PAULA VOGEL is a Pulitzer Prize-winning playwright whose plays include MOTHER PLAY, INDECENT (Tony Award for Best Play), HOW I LEARNED TO DRIVE (Pulitzer Prize for Drama, Tony Award nomination, the Lortel Prize, OBIE Award, Drama Desk Award, Outer Critics Circle and New York Drama Critics Awards for Best Play), THE LONG CHRISTMAS RIDE HOME, THE MINEOLA TWINS, THE BALTIMORE WALTZ, HOT’N’THROBBING, DESDEMONA, AND BABY MAKES SEVEN, THE OLDEST PROFESSION and A CIVIL WAR CHRISTMAS.

Her plays have been produced by Second Stage, New York Theatre Workshop, the Vineyard Theatre, Roundabout, and Circle Repertory Company, Center Stage, Intiman, Trinity Repertory, Woolly Mammoth, Huntington Theatre, Magic Theatre, The Goodman Theatre, American Repertory Theatre, Dallas Theatre Berkeley Repertory, and Alley Theatres to name a few.  Harrogate Theatre, the Menier Chocolate Factory, and the Donmar Theatre have produced her work in England.

Internationally, he plays have been produced in in English in Canada, Great Britain, Ireland, Australia and New Zealand and in translation in Italy, Germany, Taiwan, South Africa, Australia, Romania, Croatia, the Czech Republic, Poland Slovenia, Canada, Portugal, France, Greece, Japanese, Norway, Finland, Iceland, Peru, Argentina, Chile, Mexico, Brazil and many other countries.

In June 2020, she founded Paula Vogel’s Bard at the Gate, a uniquely curated virtual reading series designed to become a widely accessible platform for powerful, overlooked plays by BIPOC, female, LGBTQIA+, and disabled artists.

John Simon once remarked that Paula Vogel had more awards than a “black sofa collects lint.”  Honors include induction in the American Theatre Hall of Fame, the Dramatists Guild Lifetime Achievement Award, the Lily Award, the Thornton Wilder Prize, the Obie Award for Lifetime Achievement, the New York Drama Critics Circle Award, the William Inge Award, the Elliott Norton Award, a Susan Smith Blackburn Award, the PEN/Laura Pels Award, a TCG Residency Award, a Guggenheim, a Pew Charitable Trust Award, and fellowships and residencies at Sundance Theatre Lab, Hedgebrook, The Rockefeller Center’s Bellagio Center, Yaddo, MacDowell Colony, and the Bunting.

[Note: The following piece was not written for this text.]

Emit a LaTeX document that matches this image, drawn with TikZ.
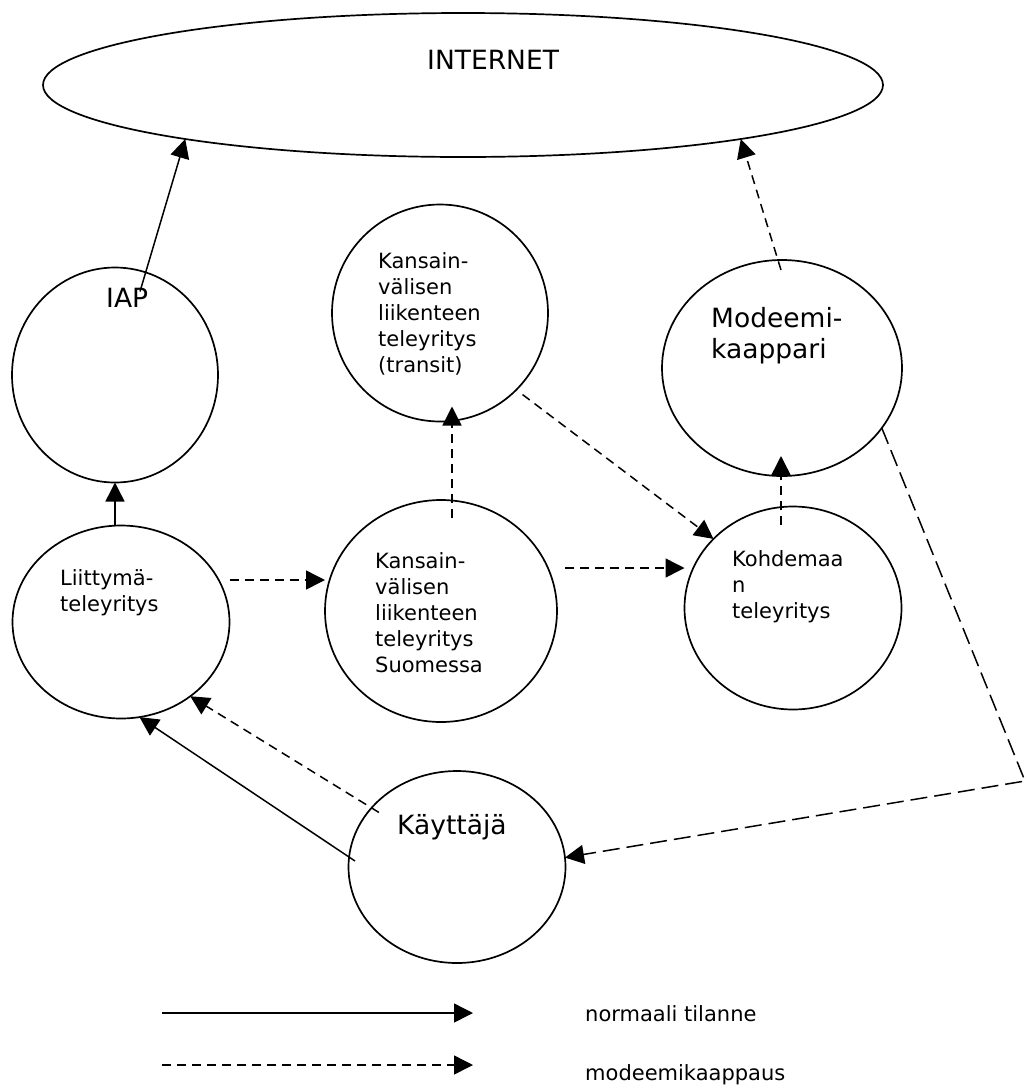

She is particularly proud of her Thirtini Award from 13P, and honored by Awards in her name:  the Paula Vogel Award for playwrights given by The Vineyard Theatre, and the Paula Vogel Award from the American College Theatre Festival.

Paula was playwright in residence at The Signature Theatre (2004-05 season), and Theatre Communications Group publishes six volumes of her work. Paula continues her playwriting intensives with community organizations, students, theater companies, subscribers and writers across the globe. She was the 2019 inaugural UCLA School of Theater, Film and Television Hearst Theater Lab Initiative Distinguished Playwright-in-Residence and has recently taught at Sewanee, Shanghai Theatre Academy and Nanjing University, University of Texas at Austin, University of Texas at El Paso, and the Playwrights Center in Minneapolis.  From 1984 to 2008, Paula Vogel founded and ran the playwriting program at Brown University; during that time she started a theatre workshop for women in Maximum Security at the Adults Correction Institute in Cranston, Rhode Island. It continues to this day, sponsored by the Pembroke Center for Women at Brown University.  From 2008-2012, she was the O’Neill Chair at Yale School of Drama.

Her plays are published in six volumes by TCG Press and her memoir will be published by Penguin Press. She teaches playwriting workshops throughout the United States and abroad.